4. Turnovers / taking care of the ball. As ugly as the three-point shooting was in Europe, the Hogs at lest kept the volume of the ugliness down to manageable levels. Not so when looking at the turnovers as the team averaged 21.0 giveaways through four games, including a high-water mark of 30 turnovers in their fourth and final game.

Picking up the pivot foot on first-step drives, simple ball-handling gaffes, telegraphed and off-target passes, stepping out of bounds on the sidelines and baseline, and a few offensive fouls collaborated for a mountain-sized stockpile of turnovers, many of which were unforced.
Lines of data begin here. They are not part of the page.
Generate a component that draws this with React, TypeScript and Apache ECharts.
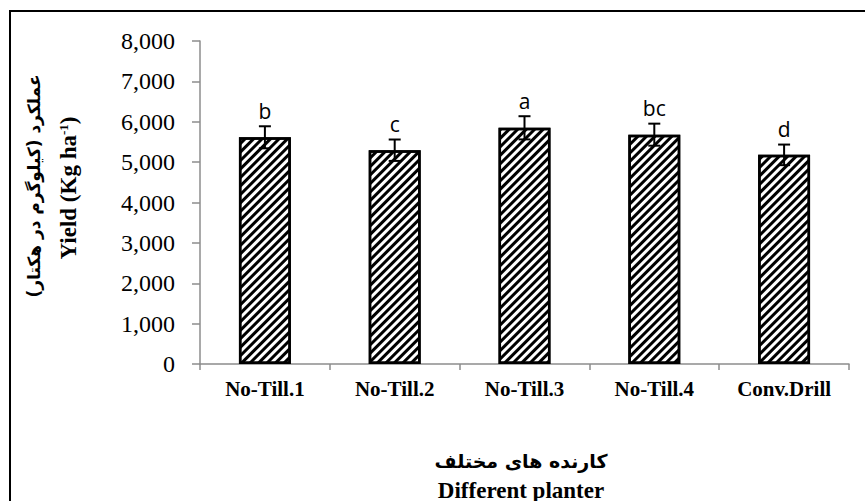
import React, { useEffect, useRef } from "react";
import * as echarts from "echarts";

const categories = ["No-Till.1", "No-Till.2", "No-Till.3", "No-Till.4", "Conv.Drill"];
const yields = [5615, 5295, 5850, 5680, 5180];
const errors = [273, 265, 287, 273, 255];
const letters = ["b", "c", "a", "bc", "d"];
const yTicks = [0, 8000, 1000];

const SERIF = "'Liberation Serif', 'Times New Roman', serif";

export default function App() {
  const ref = useRef<HTMLDivElement>(null);
  useEffect(() => {
    if (!ref.current) return;
    const chart = echarts.init(ref.current, null, { renderer: "svg" });
    const errData = categories.map((c, i) => [i, yields[i], errors[i], letters[i]]);
    chart.setOption({
      animation: false,
      backgroundColor: "#fff",
      textStyle: { fontFamily: SERIF },
      grid: { left: 200, right: 16, top: 41, bottom: 137, containLabel: false },
      xAxis: {
        type: "category",
        data: categories,
        axisLine: { lineStyle: { color: "#8c8c8c", width: 1.5 } },
        axisTick: { show: true, alignWithLabel: false, length: 6, lineStyle: { color: "#8c8c8c", width: 1.5 } },
        axisLabel: {
          color: "#000",
          fontFamily: SERIF,
          fontWeight: "bold",
          fontSize: 21,
          margin: 14,
        },
      },
      yAxis: {
        type: "value",
        min: yTicks[0],
        max: yTicks[1],
        interval: yTicks[2],
        axisLine: { show: true, lineStyle: { color: "#8c8c8c", width: 1.5 } },
        axisTick: { show: true, length: 8, lineStyle: { color: "#8c8c8c", width: 1.5 } },
        splitLine: { show: false },
        axisLabel: {
          color: "#000",
          fontFamily: SERIF,
          fontWeight: "normal",
          fontSize: 24,
          margin: 25,
          formatter: (v: number) => v.toLocaleString("en-US"),
        },
      },
      series: [
        {
          type: "bar",
          data: yields,
          barWidth: "40%",
          itemStyle: {
            color: "#fff",
            borderColor: "#000",
            borderWidth: 2.5,
            decal: {
              symbol: "rect",
              color: "#000",
              backgroundColor: "#fff",
              dashArrayX: [1, 0],
              dashArrayY: [2.5, 2.5],
              rotation: -Math.PI / 4,
            },
          },
        },
        {
          type: "custom",
          data: errData,
          z: 10,
          renderItem: (params: any, api: any) => {
            const x = api.value(0);
            const v = api.value(1);
            const e = api.value(2);
            const top = api.coord([x, v + e]);
            const bot = api.coord([x, v - e]);
            const half = 6;
            const style = { stroke: "#000", lineWidth: 2 };
            return {
              type: "group",
              children: [
                { type: "line", shape: { x1: top[0], y1: top[1], x2: bot[0], y2: bot[1] }, style },
                { type: "line", shape: { x1: top[0] - half, y1: top[1], x2: top[0] + half, y2: top[1] }, style },
                { type: "line", shape: { x1: bot[0] - half, y1: bot[1], x2: bot[0] + half, y2: bot[1] }, style },
                {
                  type: "text",
                  x: top[0],
                  y: top[1] - 5,
                  style: {
                    text: letters[params.dataIndex],
                    fill: "#000",
                    font: "21px 'Open Sans', sans-serif",
                    align: "center",
                    verticalAlign: "bottom",
                  },
                },
              ],
            };
          },
        },
      ],
      graphic: [
        {
          type: "rect",
          shape: { x: 10, y: 11, width: 870, height: 510 },
          style: { fill: "none", stroke: "#000", lineWidth: 2 },
          silent: true,
        },
        {
          type: "text",
          x: 34,
          y: 186,
          rotation: Math.PI / 2,
          style: {
            text: "عملکرد (کیلوگرم در هکتار)",
            font: "bold 17px 'DejaVu Sans'",
            fill: "#000",
            align: "center",
            verticalAlign: "middle",
          },
        },
        {
          type: "text",
          x: 68,
          y: 188,
          rotation: Math.PI / 2,
          style: {
            text: "{m|Yield (Kg ha}{s|-1}{m|)}",
            align: "center",
            verticalAlign: "middle",
            fill: "#000",
            rich: {
              m: { font: "bold 23px " + SERIF, fill: "#000" },
              s: { font: "bold 13px " + SERIF, fill: "#000", verticalAlign: "top", padding: [0, 0, 9, 0] },
            },
          },
        },
        {
          type: "text",
          x: 521,
          y: 461,
          style: {
            text: "کارنده های مختلف",
            font: "bold 19px 'DejaVu Sans'",
            fill: "#000",
            align: "center",
            verticalAlign: "middle",
          },
        },
        {
          type: "text",
          x: 521,
          y: 490,
          style: {
            text: "Different planter",
            font: "bold 23px " + SERIF,
            fill: "#000",
            align: "center",
            verticalAlign: "middle",
          },
        },
      ],
    });
    return () => chart.dispose();
  }, []);
  return (
    <div
      ref={ref}
      style={{ position: "fixed", left: 0, top: 0, width: 865, height: 501, background: "#fff" }}
    />
  );
}
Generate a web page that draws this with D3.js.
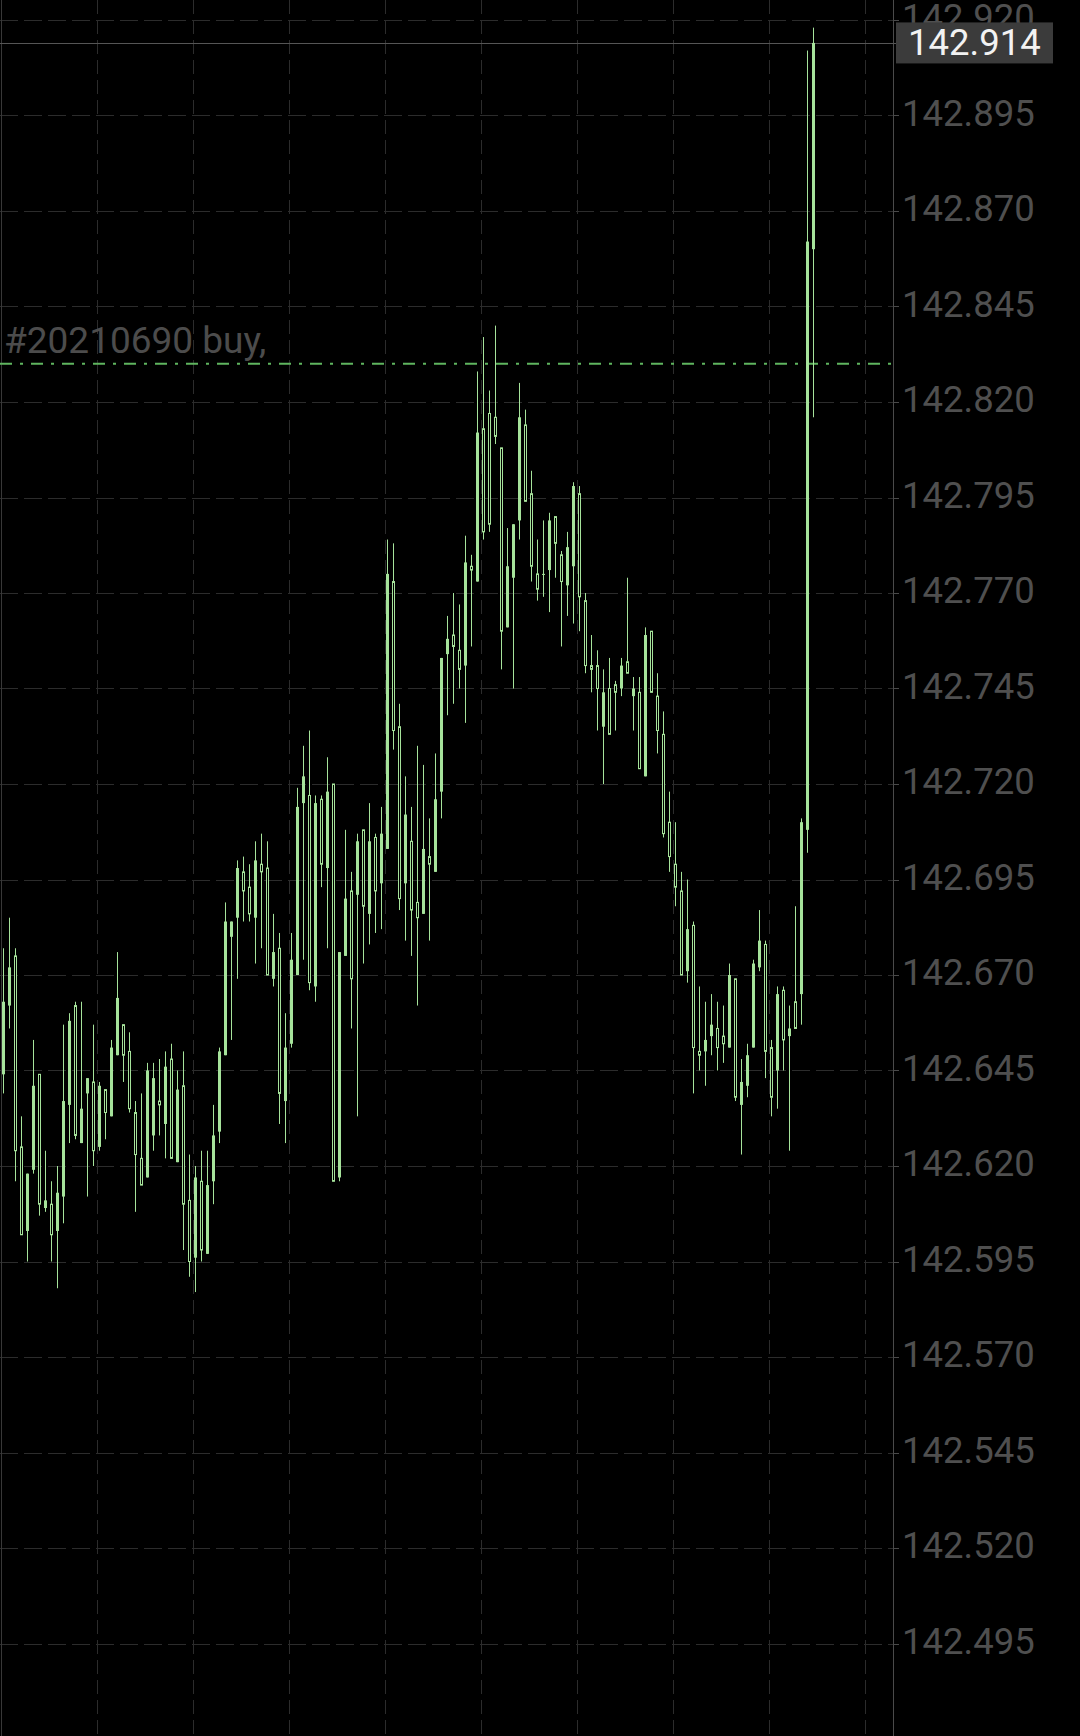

Upon returning home and resuming practices, Musselman had his team go through multiple ball-handling and passing drills among other creative instruction in hopes of course-correcting the turnover issues. Unlike the three-point shooting which has limits in what can be done to improve, most of what we saw in the Euro giveaway spree is correctable with a collective heightened attention to detail.

Musselman gravitates toward players who value the importance of every possession, and on offense that means players understanding that shots on goal — hopefully quality ones — are always a better alternative than a live-ball turnover. But here’s the thing: Since coming to Arkansas, Musselman has had veteran lead guards in each of his first three seasons. Smith and Black are freshmen, and even Davis as a junior has limited experience running the team as a primary handler. Patience will be the key here.

The Head Hog wants his team to push pace to play to its offensive strengths, but turnovers can be an unwanted side effect of young primary handlers playing at high-octane levels in transition and secondary break opportunities. As mentioned above, it’s hard to imagine the team being 21.0-turnovers-per-game bad AGAIN as this second exhibition season plays out, and aside from tracking the numbers themselves we’ll be watching individual decision-making on the court to see who is shoring up what to promote good offense.